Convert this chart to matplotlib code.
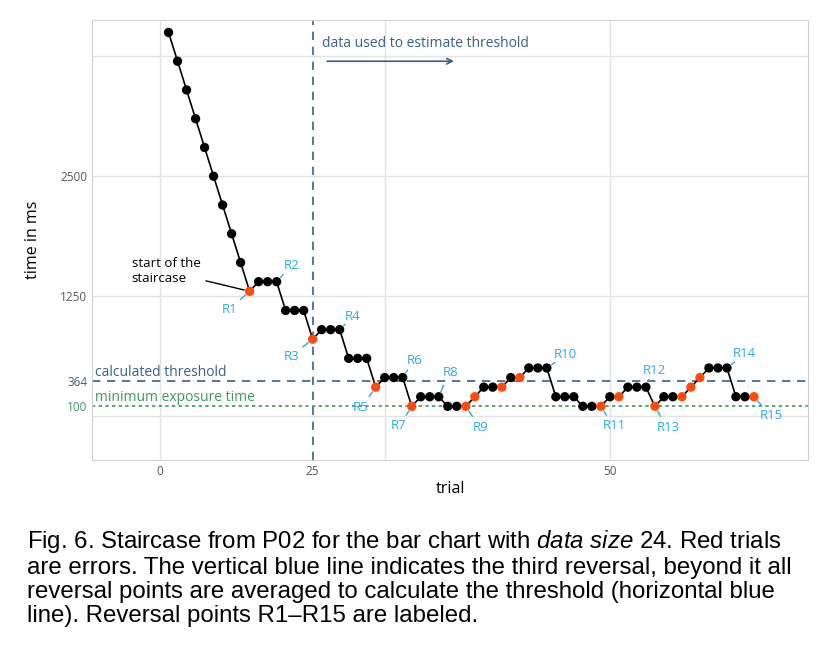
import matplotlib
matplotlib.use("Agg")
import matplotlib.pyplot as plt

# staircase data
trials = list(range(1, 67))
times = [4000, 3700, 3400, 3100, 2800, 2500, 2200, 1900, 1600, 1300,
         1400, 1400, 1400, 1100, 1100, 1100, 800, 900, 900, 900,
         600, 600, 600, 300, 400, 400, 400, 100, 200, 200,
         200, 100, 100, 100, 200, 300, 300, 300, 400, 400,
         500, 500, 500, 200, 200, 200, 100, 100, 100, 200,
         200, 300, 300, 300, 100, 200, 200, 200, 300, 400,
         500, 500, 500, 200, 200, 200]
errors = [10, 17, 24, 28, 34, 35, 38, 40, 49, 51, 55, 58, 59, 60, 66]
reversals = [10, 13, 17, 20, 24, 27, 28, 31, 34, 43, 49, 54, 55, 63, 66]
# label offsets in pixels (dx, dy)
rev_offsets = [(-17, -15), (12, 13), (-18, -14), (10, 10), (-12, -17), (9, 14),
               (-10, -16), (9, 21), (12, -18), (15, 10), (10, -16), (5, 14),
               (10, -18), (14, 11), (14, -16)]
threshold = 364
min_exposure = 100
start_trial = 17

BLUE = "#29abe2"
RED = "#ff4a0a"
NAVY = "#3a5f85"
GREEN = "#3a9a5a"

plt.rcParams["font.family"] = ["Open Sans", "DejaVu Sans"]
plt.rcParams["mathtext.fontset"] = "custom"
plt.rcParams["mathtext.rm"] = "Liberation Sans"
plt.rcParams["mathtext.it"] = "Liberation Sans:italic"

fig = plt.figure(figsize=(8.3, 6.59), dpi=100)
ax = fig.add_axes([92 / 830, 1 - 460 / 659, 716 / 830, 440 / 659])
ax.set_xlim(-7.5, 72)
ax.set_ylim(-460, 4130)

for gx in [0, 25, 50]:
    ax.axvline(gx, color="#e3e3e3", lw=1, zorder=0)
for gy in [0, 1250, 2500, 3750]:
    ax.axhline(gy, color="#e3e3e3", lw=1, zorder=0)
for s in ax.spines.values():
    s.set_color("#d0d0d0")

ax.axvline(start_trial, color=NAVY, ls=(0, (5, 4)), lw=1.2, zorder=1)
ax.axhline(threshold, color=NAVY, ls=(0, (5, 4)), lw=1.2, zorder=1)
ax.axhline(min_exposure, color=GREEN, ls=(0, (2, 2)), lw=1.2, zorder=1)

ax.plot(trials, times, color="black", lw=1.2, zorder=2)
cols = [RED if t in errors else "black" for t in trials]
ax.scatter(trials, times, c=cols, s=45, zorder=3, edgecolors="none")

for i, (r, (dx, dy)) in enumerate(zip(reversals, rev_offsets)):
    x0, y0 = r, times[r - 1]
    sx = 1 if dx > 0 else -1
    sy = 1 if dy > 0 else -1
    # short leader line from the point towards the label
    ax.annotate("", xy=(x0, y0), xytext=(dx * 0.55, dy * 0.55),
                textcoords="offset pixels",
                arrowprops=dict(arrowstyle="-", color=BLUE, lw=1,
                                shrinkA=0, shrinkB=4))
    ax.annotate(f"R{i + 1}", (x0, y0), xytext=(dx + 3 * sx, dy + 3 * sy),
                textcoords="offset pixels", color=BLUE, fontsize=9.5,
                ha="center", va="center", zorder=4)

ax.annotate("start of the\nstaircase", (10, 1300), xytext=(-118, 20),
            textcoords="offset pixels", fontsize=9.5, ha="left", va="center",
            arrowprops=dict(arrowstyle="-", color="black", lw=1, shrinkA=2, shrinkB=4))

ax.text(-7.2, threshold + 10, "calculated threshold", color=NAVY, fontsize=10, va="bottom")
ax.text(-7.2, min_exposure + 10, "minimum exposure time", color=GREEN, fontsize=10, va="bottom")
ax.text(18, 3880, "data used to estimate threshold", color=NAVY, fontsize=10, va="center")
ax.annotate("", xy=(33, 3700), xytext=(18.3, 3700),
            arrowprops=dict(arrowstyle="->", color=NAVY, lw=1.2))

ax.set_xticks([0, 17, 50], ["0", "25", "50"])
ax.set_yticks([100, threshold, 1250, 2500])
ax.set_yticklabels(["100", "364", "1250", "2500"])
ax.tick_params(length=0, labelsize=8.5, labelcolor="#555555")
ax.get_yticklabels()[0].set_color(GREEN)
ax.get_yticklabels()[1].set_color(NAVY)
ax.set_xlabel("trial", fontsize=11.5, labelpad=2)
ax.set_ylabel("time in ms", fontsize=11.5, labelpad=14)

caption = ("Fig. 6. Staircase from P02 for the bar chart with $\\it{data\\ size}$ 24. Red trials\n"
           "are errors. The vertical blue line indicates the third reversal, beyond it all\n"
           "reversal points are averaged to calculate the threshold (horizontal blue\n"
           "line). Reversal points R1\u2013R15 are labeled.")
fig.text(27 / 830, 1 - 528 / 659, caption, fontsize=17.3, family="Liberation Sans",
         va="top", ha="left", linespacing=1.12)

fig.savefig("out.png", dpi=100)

• _THE PROBLEM_:
Repeat the listing above exactly from its first line to the line containing "import matplotlib.pyplot as plt", both included, and omit the pictures.

• _OUTPUT OF THE TASK_:
Convert this chart to matplotlib code.
import matplotlib
matplotlib.use("Agg")
import matplotlib.pyplot as plt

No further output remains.